| Short task |
Reproduce nothing but the lines from the start of the material through the line that includes "const inicio_proyeccion = 60; // 2016T1", both ends included, and omit every picture.
----
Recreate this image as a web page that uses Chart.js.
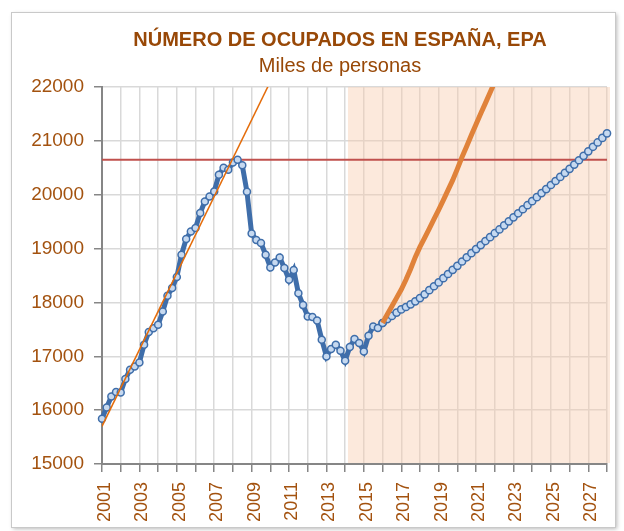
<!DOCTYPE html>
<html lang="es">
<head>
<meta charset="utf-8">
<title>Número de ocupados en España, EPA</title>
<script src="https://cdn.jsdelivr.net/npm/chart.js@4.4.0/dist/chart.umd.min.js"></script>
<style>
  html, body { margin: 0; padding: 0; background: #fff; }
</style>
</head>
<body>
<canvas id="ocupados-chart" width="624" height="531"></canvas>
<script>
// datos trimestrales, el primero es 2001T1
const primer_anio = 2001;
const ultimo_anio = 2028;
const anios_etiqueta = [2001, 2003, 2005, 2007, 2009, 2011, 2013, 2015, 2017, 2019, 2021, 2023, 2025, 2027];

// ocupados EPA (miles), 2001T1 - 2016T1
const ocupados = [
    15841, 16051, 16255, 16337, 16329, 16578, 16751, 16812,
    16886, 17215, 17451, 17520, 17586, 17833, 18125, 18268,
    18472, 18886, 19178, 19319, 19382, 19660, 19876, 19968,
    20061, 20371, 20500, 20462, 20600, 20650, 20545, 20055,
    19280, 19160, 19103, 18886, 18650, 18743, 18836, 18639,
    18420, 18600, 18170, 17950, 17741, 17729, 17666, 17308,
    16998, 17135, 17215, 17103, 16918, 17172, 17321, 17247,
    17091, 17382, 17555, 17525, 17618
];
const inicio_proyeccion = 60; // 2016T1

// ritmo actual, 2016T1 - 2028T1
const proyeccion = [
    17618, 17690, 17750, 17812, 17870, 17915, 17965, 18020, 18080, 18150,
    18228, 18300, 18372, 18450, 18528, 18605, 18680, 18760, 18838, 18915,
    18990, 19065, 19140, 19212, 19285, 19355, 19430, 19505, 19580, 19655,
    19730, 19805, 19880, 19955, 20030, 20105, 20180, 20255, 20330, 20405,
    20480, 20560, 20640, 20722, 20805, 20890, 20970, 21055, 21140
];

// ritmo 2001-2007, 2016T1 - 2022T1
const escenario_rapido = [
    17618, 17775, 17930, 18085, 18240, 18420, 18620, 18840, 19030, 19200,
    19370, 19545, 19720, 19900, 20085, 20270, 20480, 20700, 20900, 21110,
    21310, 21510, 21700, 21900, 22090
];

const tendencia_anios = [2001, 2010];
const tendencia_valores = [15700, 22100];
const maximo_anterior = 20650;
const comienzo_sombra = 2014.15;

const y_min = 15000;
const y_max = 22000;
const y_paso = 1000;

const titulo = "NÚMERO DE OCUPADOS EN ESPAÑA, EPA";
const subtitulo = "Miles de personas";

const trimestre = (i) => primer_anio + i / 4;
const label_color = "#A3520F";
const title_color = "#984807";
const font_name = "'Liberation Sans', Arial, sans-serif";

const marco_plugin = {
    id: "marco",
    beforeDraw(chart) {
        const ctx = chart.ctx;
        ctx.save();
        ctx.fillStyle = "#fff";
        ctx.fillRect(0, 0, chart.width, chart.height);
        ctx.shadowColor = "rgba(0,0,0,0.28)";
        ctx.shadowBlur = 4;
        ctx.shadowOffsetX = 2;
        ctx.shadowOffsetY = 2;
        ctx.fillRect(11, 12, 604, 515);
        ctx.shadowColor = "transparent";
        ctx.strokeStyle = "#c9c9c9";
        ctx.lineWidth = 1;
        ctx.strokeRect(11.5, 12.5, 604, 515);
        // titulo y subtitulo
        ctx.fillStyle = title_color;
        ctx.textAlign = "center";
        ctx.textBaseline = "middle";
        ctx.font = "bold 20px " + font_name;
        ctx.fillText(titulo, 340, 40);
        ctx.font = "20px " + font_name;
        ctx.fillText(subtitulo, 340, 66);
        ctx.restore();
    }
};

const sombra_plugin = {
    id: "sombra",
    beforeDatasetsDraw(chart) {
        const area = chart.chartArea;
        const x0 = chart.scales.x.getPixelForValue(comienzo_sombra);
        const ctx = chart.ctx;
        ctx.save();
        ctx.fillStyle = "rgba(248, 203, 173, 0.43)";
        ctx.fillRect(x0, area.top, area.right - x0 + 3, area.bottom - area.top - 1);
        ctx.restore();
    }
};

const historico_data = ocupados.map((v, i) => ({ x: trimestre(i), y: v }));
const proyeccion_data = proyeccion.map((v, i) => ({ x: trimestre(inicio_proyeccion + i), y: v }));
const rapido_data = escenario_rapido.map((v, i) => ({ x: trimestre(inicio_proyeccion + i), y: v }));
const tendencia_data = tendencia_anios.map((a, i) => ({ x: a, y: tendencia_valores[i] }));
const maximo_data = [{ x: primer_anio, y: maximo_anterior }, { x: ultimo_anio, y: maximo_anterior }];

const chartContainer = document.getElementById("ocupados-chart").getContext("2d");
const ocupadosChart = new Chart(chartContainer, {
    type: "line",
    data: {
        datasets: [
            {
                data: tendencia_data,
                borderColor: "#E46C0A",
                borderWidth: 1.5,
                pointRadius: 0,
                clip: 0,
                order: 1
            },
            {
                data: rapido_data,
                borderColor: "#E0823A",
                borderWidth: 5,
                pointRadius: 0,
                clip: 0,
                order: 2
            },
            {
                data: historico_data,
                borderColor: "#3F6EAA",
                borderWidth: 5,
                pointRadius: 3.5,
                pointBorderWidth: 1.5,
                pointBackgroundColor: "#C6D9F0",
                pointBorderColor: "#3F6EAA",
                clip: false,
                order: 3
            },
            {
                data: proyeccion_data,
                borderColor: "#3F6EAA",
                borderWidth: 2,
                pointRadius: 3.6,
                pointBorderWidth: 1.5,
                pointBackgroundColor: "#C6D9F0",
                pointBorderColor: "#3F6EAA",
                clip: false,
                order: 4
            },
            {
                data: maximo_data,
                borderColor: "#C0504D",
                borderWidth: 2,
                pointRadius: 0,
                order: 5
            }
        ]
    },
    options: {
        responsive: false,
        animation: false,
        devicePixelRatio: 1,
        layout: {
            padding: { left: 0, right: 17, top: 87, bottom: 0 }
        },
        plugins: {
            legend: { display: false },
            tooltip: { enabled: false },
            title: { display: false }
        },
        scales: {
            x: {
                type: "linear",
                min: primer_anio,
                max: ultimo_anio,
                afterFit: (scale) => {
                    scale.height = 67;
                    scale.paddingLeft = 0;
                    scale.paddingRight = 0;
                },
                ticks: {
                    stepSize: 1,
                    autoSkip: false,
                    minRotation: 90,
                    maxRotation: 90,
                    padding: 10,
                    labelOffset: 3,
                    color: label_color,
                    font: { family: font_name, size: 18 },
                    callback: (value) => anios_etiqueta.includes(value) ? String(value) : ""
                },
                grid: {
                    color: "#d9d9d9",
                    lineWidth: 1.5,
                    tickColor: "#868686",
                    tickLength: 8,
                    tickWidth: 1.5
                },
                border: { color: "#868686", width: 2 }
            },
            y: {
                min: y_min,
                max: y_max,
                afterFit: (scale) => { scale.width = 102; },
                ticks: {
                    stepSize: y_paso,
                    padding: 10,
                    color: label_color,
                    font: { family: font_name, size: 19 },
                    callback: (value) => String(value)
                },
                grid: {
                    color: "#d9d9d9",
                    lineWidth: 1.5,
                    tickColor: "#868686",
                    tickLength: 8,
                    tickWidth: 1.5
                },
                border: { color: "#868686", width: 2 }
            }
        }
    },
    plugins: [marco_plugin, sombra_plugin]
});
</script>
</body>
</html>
----
| Solution to this problem |
Recreate this image as a web page that uses Chart.js.
<!DOCTYPE html>
<html lang="es">
<head>
<meta charset="utf-8">
<title>Número de ocupados en España, EPA</title>
<script src="https://cdn.jsdelivr.net/npm/chart.js@4.4.0/dist/chart.umd.min.js"></script>
<style>
  html, body { margin: 0; padding: 0; background: #fff; }
</style>
</head>
<body>
<canvas id="ocupados-chart" width="624" height="531"></canvas>
<script>
// datos trimestrales, el primero es 2001T1
const primer_anio = 2001;
const ultimo_anio = 2028;
const anios_etiqueta = [2001, 2003, 2005, 2007, 2009, 2011, 2013, 2015, 2017, 2019, 2021, 2023, 2025, 2027];

// ocupados EPA (miles), 2001T1 - 2016T1
const ocupados = [
    15841, 16051, 16255, 16337, 16329, 16578, 16751, 16812,
    16886, 17215, 17451, 17520, 17586, 17833, 18125, 18268,
    18472, 18886, 19178, 19319, 19382, 19660, 19876, 19968,
    20061, 20371, 20500, 20462, 20600, 20650, 20545, 20055,
    19280, 19160, 19103, 18886, 18650, 18743, 18836, 18639,
    18420, 18600, 18170, 17950, 17741, 17729, 17666, 17308,
    16998, 17135, 17215, 17103, 16918, 17172, 17321, 17247,
    17091, 17382, 17555, 17525, 17618
];
const inicio_proyeccion = 60; // 2016T1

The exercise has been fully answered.